Indian universities, over the past several weeks, have become the dedicated laboratory space for testing the limits of a chhappan-inch variety of jingoism. That the university should be targeted isn't particularly surprising – since it was increasingly evident from electoral patterns that the voice of a formidable political opposition (both numerically and principally) was no longer to be found in the houses of the Parliament. The university has been among the last few surviving spaces which continues to evolve a dissensual conscience, however enfeebled by administrative diktats and assaults on academic autonomy. The routine installation of puppets of the establishment, such as Gajendra Chauhan in Film and Television Institute of India, Pune and Sudershan Rao at the Indian Council of Historical Research, seemed to have only strengthened resistance and solidarity between and beyond the otherwise-ghettoised citadels of knowledge-professionals.
The organised witch-hunt of individuals and clampdown on spaces of dissent in the past two years came to a head at Hyderabad Central University with the institutional murder of Dalit scholar Rohith Vemula on 17 January 2016. A frenzied attempt to hush up the role of the government in the case gave birth to a sensational media-trial surrounding anti-national slogans in Jawaharlal Nehru University. The 'traumatic wound' of the slogan was opened up and then sought to be immunized with home-made concoctions of medicinal value – namely, that of 'nationalism'. State-mandated first-aid doles included the measured flutter of the national flag on university campuses and the suggested display of army tanks within the university in close proximity to academic blocks. To exorcise the 'seditious' germ from the body of the university, the ruling party has alternated between the tactical and the antic – alongside threats of withdrawing grants and fellowships for research, we have now seen a numerical calibration of anti-national morality in the alleged numbers of condoms and meat bones found within the campus.

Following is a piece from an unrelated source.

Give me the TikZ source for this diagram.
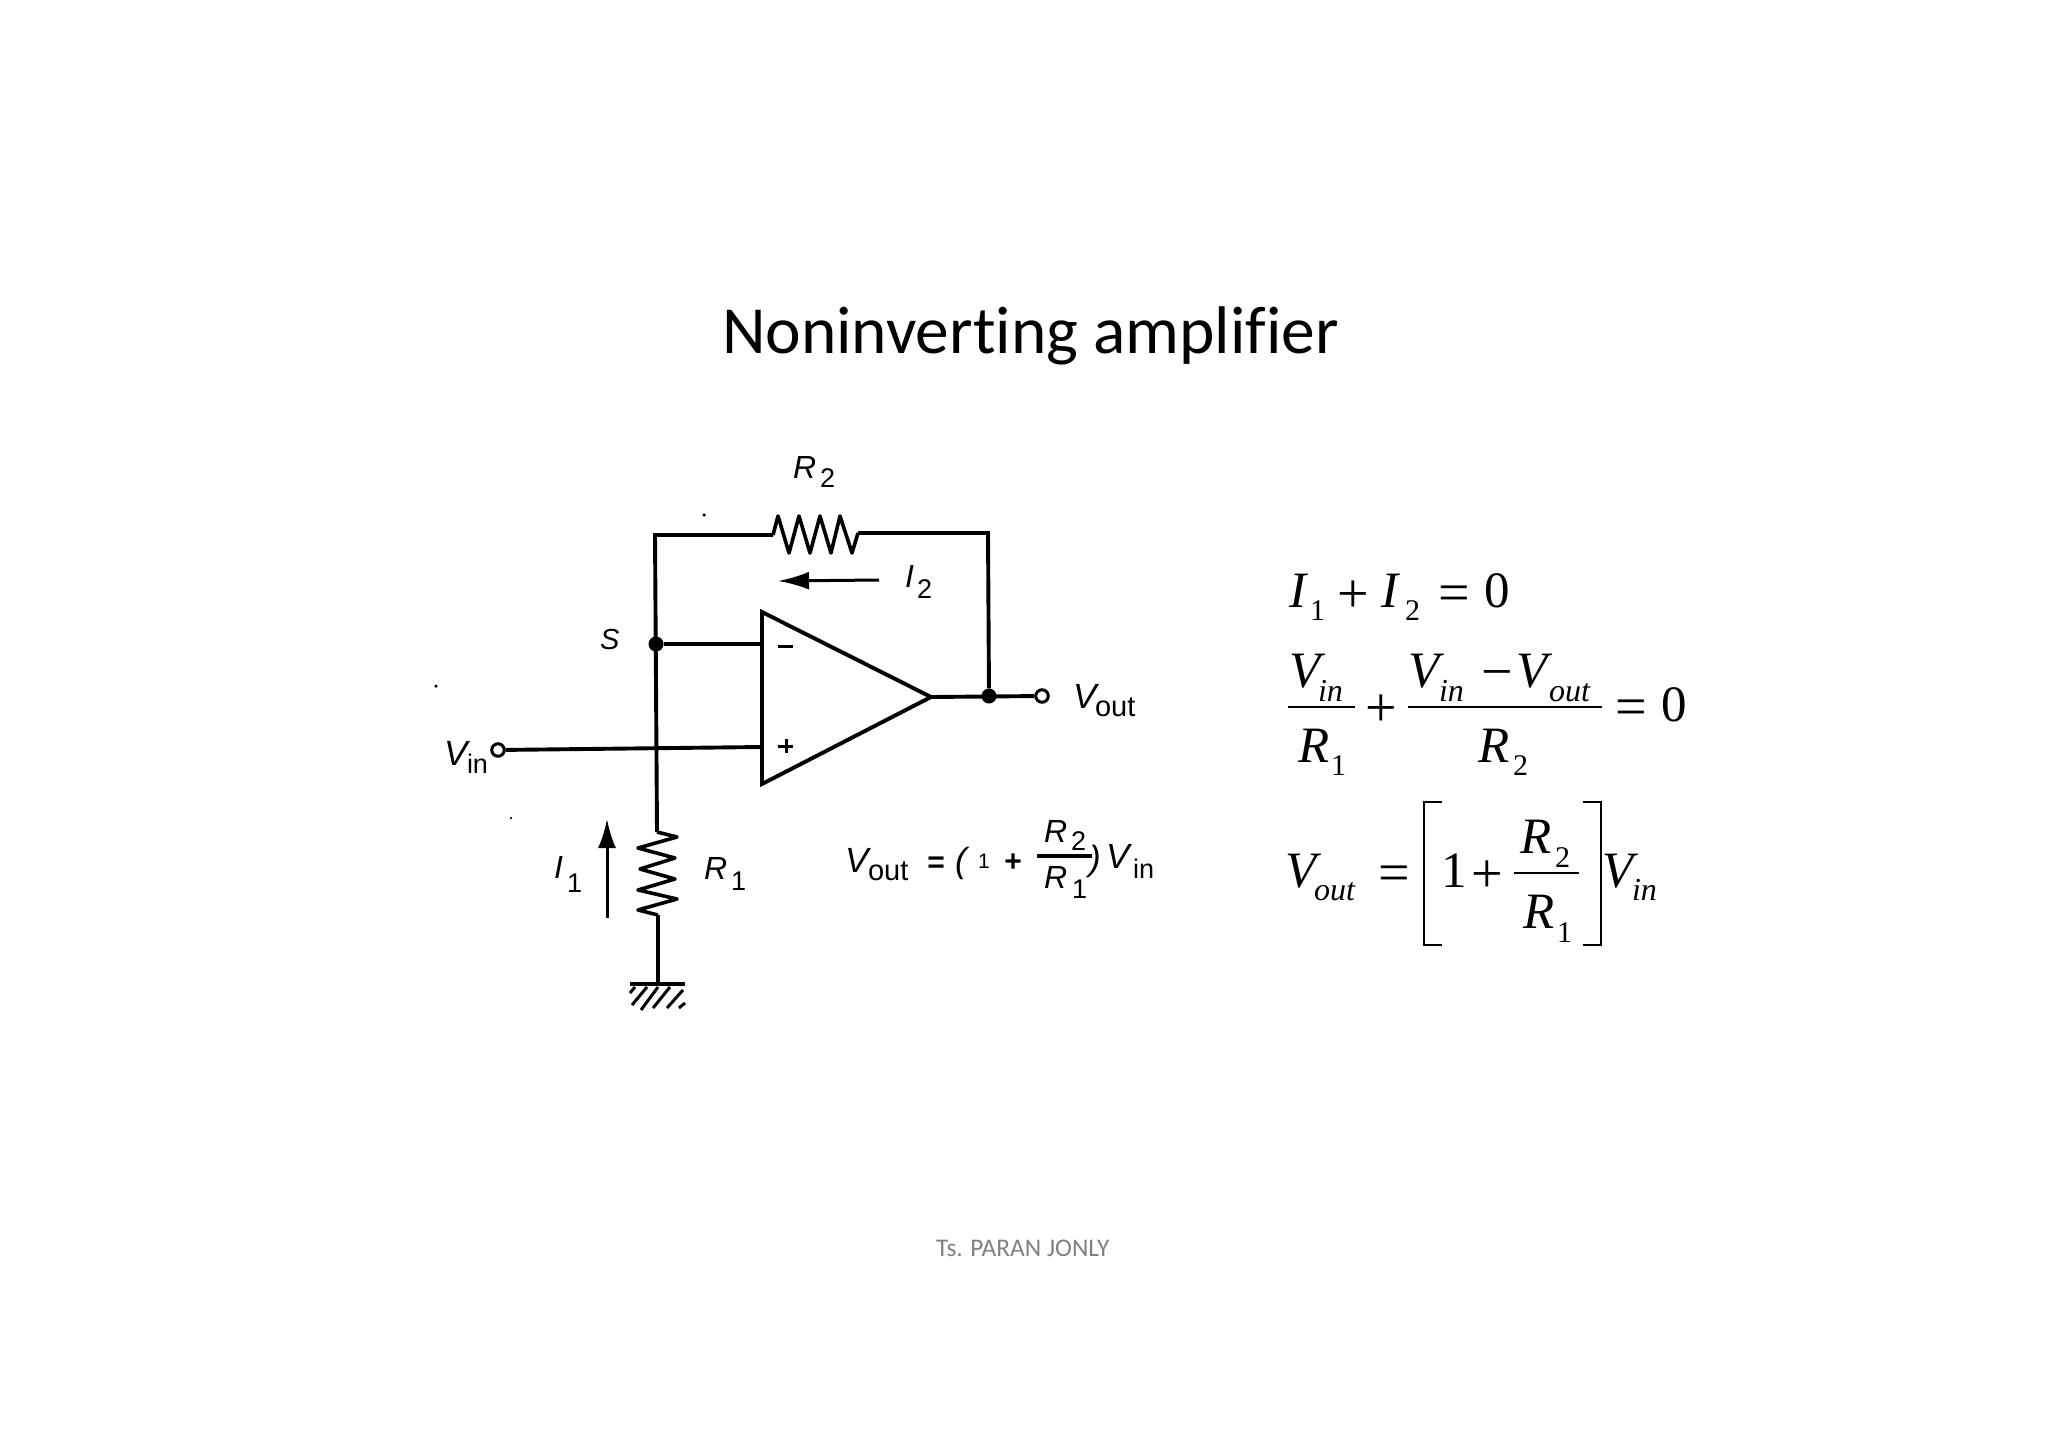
\documentclass[tikz,border=0pt]{standalone}
\usepackage{fontspec}
\setmainfont[Ligatures=NoCommon]{Carlito}
\newfontfamily\hv{Liberation Sans}
\newfontfamily\tm{Liberation Serif}
\usetikzlibrary{arrows.meta}
\newcommand{\fsz}[1]{\fontsize{#1}{#1}\selectfont}
\tikzset{
  x=1pt,y=-1pt,
  tx/.style={anchor=base west,inner sep=0pt,outer sep=0pt},
  cb/.style={tx,font=\hv\itshape\fsz{32}},
  cv/.style={tx,font=\hv\itshape\fsz{35}},
  cs/.style={tx,font=\hv\fsz{27}},
  co/.style={tx,font=\hv\fsz{29}},
  cc/.style={anchor=center,inner sep=0pt,outer sep=0pt,font=\hv\bfseries\fsz{30}},
  eb/.style={tx,font=\tm\itshape\fsz{51}},
  en/.style={tx,font=\tm\fsz{51}},
  es/.style={tx,font=\tm\fsz{30}},
  ei/.style={tx,font=\tm\itshape\fsz{32}},
  eo/.style={anchor=center,inner sep=0pt,outer sep=0pt,font=\tm\fsz{56}},
  wire/.style={draw=black,line width=3.9pt,line join=miter},
  thin wire/.style={draw=black,line width=3pt},
  res/.style={draw=black,line width=3.6pt,line join=round},
  eqline/.style={draw=black,line width=1.6pt},
  junction/.style={circle,fill=black,draw=none,minimum size=15pt,inner sep=0pt},
  terminal/.style={circle,fill=white,draw=black,line width=3pt,minimum size=12.5pt,inner sep=0pt},
  speck/.style={circle,fill=black,draw=none,minimum size=3.5pt,inner sep=0pt}
}
\begin{document}
\begin{tikzpicture}
\useasboundingbox[fill=white] (0,0) rectangle (2048,1448);

% texts
\node[tx,font=\fsz{67.4}] (title) at (722,353) {Noninverting amplifier};
\node[tx,font=\fsz{25.4},text=black!50] (foot) at (936,1256) {Ts. PARAN JONLY};

% circuit points
\coordinate (tl) at (655,535);
\coordinate (r2a) at (773,535);
\coordinate (r2b) at (858,533);
\coordinate (tr) at (988,533);
\coordinate (oa1) at (762,612);
\coordinate (oa2) at (762,784);
\coordinate (oa3) at (931,697);
\coordinate (inn) at (762,644);
\coordinate (inp) at (762,747);
\coordinate (r1a) at (657,832);
\coordinate (r1b) at (658,915);
\coordinate (gnd) at (658,984);
\coordinate (gl) at (630,984);
\coordinate (gr) at (685,984);

\node[junction] (js) at (656,644) {};
\node[junction] (jo) at (989,696) {};
\node[terminal] (tin) at (498,750) {};
\node[terminal] (tout) at (1042,696) {};

% wires
\draw[wire] (r2a) -- (tl) -- (r1a);
\draw[wire] (r2b) -- (tr) -- (jo);
\draw[wire] (js) -- (inn);
\draw[wire] (tin) -- (inp);
\draw[wire] (oa3) -- (tout);
\draw[wire] (r1b) -- (gnd);
\draw[wire] (gl) -- (gr);
\draw[wire,line join=miter] (oa1) -- (oa3) -- (oa2) -- cycle;

% resistors
\draw[res] (r2a) -- (778,516) -- (789,553) -- (799,516) -- (810,553) -- (820,516) -- (831,553) -- (840,516) -- (852,553) -- (r2b);
\draw[res] (r1a) -- (677,837) -- (638,848) -- (675,858) -- (640,869) -- (675,879) -- (638,890) -- (677,899) -- (638,910) -- (r1b);

% ground hatch
\draw[thin wire] (635,987) -- (630,993);
\draw[thin wire] (647,987) -- (632,1005);
\draw[thin wire] (658,987) -- (641,1010);
\draw[thin wire] (670,987) -- (653,1008);
\draw[thin wire] (683,990) -- (667,1008);
\draw[thin wire] (685,1003) -- (679,1008);

% opamp signs
\draw[thin wire] (778,646) -- (793,646);
\draw[thin wire] (778,746) -- (793,746);
\draw[thin wire] (786,739) -- (786,753);

% current arrows
\coordinate (i1a) at (607,918);
\coordinate (i1b) at (607,819);
\coordinate (i2a) at (879,580);
\coordinate (i2b) at (778,581);
\draw[line width=3pt,-{Latex[length=29pt,width=18pt]}] (i1a) -- (i1b);
\draw[line width=3pt,-{Latex[length=31pt,width=18pt]}] (i2a) -- (i2b);

% circuit labels
\node[cb] (lr2) at (793,478) {R};
\node[cs] (lr2s) at (820,487) {2};
\node[cb] (li2) at (905,587) {I};
\node[cs] (li2s) at (917,598) {2};
\node[cb,font=\hv\itshape\fsz{29}] (ls) at (600,649) {S};
\node[cv] (lvo) at (1073,708) {V};
\node[co] (lvos) at (1095,716) {out};
\node[cv] (lvi) at (444,765) {V};
\node[co,font=\hv\fsz{27}] (lvis) at (467,773) {in};
\node[cb] (li1) at (554,878) {I};
\node[cs] (li1s) at (567,892) {1};
\node[cb] (lr1) at (704,879) {R};
\node[cs] (lr1s) at (731,890) {1};

% circuit formula
\node[cv] (fv) at (845,872) {V};
\node[co] (fvs) at (868,880) {out};
\node[cc] (feq) at (936,865) {=};
\node[cv] (flp) at (955,872) {(};
\node[cs,font=\hv\fsz{21}] (f1) at (978,868) {1};
\node[cc] (fp) at (1013,863) {+};
\coordinate (fl1) at (1037,856);
\coordinate (fl2) at (1092,856);
\draw[line width=4pt] (fl1) -- (fl2);
\node[cb] (fr2) at (1044,842) {R};
\node[cs] (fr2s) at (1071,850) {2};
\node[cb] (fr1) at (1044,888) {R};
\node[cs] (fr1s) at (1072,898) {1};
\node[cv] (frp) at (1089,870) {)};
\node[cv] (fvi) at (1106,868) {V};
\node[co,font=\hv\fsz{27}] (fvis) at (1133,878) {in};

% equation 1
\node[eb] (a1) at (1289,607) {I};
\node[es] (a2) at (1310,620) {1};
\node[eo] (a3) at (1353,597) {+};
\node[eb] (a4) at (1381,607) {I};
\node[es] (a5) at (1405,620) {2};
\node[eo] (a6) at (1454,599) {=};
\node[en] (a7) at (1484,607) {0};

% equation 2
\node[eb] (b1) at (1289,687) {V};
\node[ei] (b2) at (1318,701) {in};
\coordinate (bl1) at (1288,707);
\coordinate (bl2) at (1355,707);
\draw[eqline] (bl1) -- (bl2);
\node[eb] (b3) at (1298,762) {R};
\node[es] (b4) at (1331,775) {1};
\node[eo] (b5) at (1381,711) {+};
\node[eb] (b6) at (1408,687) {V};
\node[ei] (b7) at (1439,701) {in};
\node[eo] (b8) at (1497,680) {−};
\node[eb] (b9) at (1516,687) {V};
\node[ei] (b10) at (1549,701) {out};
\coordinate (bl3) at (1408,707);
\coordinate (bl4) at (1602,707);
\draw[eqline] (bl3) -- (bl4);
\node[eb] (b11) at (1478,762) {R};
\node[es] (b12) at (1513,775) {2};
\node[eo] (b13) at (1631,713) {=};
\node[en] (b14) at (1661,721) {0};

% equation 3
\node[eb] (c1) at (1285,887) {V};
\node[ei] (c2) at (1314,900) {out};
\node[eo] (c3) at (1394,879) {=};
\coordinate (p1) at (1442,802);
\coordinate (p2) at (1424,802);
\coordinate (p3) at (1424,945);
\coordinate (p4) at (1442,945);
\draw[eqline,line width=1.9pt] (p1) -- (p2) -- (p3) -- (p4);
\node[en] (c4) at (1441,887) {1};
\node[eo] (c5) at (1487,877) {+};
\coordinate (cl1) at (1514,873);
\coordinate (cl2) at (1579,873);
\draw[eqline] (cl1) -- (cl2);
\node[eb] (c6) at (1520,853) {R};
\node[es] (c7) at (1555,867) {2};
\node[eb] (c8) at (1523,928) {R};
\node[es] (c9) at (1557,942) {1};
\coordinate (q1) at (1583,802);
\coordinate (q2) at (1601,802);
\coordinate (q3) at (1601,945);
\coordinate (q4) at (1583,945);
\draw[eqline,line width=1.9pt] (q1) -- (q2) -- (q3) -- (q4);
\node[eb] (c10) at (1602,887) {V};
\node[ei] (c11) at (1632,900) {in};

% specks
\node[speck] (s1) at (704,515) {};
\node[speck] (s2) at (436,686) {};
\node[speck,minimum size=2.5pt] (s3) at (511,818) {};
\end{tikzpicture}
\end{document}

I shall not enter into the content of the 'wounding' slogan, since there is no need for a consensus on what constitutes offence. I shall also not decry the alleged content of the offending speech (reconstructed severally from hearsay reports and circumstantial records), nor speculate about the source of the said utterance attributed to imagined Kashmiri separatists or real ABVP conspirators. The legal history of court judgments on sedition has also been adequately talked about, as has the tenuous evidence against arrested students. That the case will not stand up to judicial scrutiny is known to most of us; and we also know that the government is well aware of it. Why then are they continuing to hound students such as Kanhaiya Kumar, Umar Khalid, Anirban Bhattacharya and Ashutosh Kumar? There may be a clue in the Patiala House Court violence that unfolded on 15 February 2016, in which a group of lawyers beat up journalists, students and teachers at the time Kanhaiya Kumar was to be presented before the magistrate. Such spectacles of Sangh-backed lumpenism send out a message to a larger public; it is a signifier of an order of impunity that one must not dare to challenge. The spaces of mobilisation and dissent that the newly-initiated student walks into – while behaviourally governed by the parents' injunction to 'study' and 'not do politics' – are now in danger of being erased under the weight of direct state surveillance and the immanent possibility of police action.
My first question concerns the polemical force of the 'anti-national' and its relationship with the Constitution of India. Notwithstanding debates about the correctness of the slogan uttered in JNU or the 'martyrdom' of Afzal Guru, a question arises: is the Indian Constitution, as establishing the rule of law, the guarantor of nationalism? More pointedly, is the 'anti-national' a constitutional category? And if it is not, must we lend the term scholarly credence by launching into a defensive mode about the content of the purportedly 'criminal' slogan? Is dissent guaranteed by the Constitution only when the substantive content of utterance is sanctioned by the ideology of a 'government established by law'? Can an assertion of the constitutional right to self-determination – solely as response to historical injustices and military atrocities perpetrated by successive governments – be legitimate grounds for a 'reasonable restriction' on free speech?